### Your task
Check every line below for the word "this" and copy each one that has it.

..............................

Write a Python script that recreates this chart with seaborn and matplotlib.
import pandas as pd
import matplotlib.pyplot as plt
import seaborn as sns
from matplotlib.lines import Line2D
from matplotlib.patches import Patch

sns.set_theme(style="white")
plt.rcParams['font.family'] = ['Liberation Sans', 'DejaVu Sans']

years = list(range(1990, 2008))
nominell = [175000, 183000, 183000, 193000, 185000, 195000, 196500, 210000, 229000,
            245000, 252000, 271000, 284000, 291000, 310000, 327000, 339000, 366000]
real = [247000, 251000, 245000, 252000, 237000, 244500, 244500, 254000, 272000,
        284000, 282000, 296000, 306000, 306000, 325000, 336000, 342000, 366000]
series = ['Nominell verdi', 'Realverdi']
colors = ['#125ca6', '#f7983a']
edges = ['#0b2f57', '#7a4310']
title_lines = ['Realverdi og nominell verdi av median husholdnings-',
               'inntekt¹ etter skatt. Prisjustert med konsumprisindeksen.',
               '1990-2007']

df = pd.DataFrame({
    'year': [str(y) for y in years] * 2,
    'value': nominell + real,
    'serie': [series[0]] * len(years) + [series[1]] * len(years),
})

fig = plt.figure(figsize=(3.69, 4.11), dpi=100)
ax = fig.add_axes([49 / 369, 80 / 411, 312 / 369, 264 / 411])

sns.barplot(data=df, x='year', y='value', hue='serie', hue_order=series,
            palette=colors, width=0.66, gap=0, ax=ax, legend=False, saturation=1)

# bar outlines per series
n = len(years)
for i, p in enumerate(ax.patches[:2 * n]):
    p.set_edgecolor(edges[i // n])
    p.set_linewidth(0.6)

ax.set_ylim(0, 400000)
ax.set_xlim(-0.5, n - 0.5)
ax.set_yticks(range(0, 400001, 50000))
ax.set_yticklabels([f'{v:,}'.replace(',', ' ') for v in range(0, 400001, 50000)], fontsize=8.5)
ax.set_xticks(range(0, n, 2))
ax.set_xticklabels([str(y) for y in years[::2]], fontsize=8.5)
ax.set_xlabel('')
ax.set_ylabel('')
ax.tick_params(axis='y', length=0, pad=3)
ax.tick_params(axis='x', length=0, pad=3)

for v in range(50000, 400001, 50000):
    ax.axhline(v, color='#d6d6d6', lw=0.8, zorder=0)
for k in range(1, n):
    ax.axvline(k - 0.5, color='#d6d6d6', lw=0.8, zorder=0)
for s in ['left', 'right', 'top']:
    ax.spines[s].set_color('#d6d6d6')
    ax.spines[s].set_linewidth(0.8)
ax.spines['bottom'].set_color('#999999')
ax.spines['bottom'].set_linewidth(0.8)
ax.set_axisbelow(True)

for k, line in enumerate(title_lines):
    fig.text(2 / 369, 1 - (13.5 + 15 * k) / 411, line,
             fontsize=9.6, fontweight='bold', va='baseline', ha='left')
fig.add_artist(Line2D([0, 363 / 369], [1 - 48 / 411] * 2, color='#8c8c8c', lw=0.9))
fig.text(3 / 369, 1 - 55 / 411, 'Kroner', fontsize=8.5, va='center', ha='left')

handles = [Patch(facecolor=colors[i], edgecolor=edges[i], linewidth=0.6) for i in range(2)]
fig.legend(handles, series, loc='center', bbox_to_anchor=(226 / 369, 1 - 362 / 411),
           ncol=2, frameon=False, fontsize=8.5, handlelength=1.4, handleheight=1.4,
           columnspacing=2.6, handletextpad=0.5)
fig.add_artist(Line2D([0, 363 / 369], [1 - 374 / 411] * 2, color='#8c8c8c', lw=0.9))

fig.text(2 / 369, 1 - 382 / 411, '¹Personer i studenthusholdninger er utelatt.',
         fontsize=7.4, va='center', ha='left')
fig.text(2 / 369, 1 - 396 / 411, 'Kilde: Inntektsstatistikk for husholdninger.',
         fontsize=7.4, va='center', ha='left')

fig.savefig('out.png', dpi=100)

..............................

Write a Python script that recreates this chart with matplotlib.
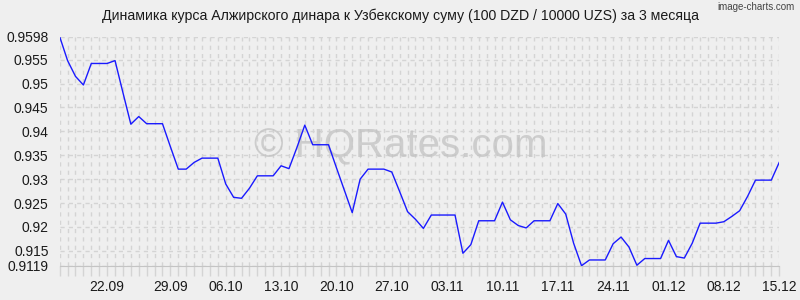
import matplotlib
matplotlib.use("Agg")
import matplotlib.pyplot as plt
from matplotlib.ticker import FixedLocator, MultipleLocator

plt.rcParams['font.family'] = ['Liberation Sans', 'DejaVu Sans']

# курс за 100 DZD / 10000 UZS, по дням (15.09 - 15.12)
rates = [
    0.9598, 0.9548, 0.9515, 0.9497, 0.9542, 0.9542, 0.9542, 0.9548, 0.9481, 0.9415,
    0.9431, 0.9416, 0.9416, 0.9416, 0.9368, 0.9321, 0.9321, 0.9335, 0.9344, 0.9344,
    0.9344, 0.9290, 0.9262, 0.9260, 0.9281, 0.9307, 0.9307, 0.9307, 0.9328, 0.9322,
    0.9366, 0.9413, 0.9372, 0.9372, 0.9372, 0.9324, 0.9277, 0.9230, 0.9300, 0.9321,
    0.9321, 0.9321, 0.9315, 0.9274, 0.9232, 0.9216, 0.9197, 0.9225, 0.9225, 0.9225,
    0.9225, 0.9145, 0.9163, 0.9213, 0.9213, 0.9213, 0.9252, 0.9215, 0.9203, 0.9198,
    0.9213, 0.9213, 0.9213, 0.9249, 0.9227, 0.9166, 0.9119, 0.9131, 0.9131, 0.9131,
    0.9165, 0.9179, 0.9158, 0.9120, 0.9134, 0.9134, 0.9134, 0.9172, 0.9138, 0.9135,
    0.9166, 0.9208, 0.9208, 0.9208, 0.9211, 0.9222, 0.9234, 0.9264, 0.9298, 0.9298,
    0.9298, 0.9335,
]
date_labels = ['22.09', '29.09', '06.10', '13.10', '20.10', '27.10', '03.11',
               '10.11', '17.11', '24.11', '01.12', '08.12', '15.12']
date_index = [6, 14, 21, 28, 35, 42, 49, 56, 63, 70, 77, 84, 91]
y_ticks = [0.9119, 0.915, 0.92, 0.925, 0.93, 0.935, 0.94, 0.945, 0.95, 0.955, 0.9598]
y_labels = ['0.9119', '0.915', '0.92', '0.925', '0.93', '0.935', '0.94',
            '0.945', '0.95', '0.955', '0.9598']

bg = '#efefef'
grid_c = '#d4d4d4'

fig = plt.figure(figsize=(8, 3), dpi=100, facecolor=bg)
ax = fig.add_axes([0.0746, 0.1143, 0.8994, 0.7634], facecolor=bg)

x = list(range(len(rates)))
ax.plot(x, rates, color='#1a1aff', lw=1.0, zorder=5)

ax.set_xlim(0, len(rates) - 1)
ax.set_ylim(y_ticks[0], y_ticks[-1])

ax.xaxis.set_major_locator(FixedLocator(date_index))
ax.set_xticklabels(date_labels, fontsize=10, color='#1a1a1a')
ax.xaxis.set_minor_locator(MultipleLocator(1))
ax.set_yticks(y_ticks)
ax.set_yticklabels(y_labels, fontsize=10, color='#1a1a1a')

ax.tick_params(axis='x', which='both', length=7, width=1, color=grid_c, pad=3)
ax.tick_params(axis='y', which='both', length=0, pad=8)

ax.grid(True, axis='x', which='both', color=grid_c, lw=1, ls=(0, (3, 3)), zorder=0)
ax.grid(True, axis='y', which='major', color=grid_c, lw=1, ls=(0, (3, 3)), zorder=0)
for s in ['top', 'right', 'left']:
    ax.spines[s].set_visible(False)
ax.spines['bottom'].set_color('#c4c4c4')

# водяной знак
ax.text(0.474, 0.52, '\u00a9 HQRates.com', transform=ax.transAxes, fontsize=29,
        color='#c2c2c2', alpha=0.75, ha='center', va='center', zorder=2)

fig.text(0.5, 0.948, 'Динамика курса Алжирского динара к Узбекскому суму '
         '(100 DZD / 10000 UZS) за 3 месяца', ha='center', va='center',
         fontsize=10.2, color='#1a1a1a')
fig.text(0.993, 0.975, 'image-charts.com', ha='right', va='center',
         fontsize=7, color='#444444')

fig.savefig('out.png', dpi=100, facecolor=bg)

..............................

### Task solution
Write a Python script that recreates this chart with seaborn and matplotlib.
Write a Python script that recreates this chart with matplotlib.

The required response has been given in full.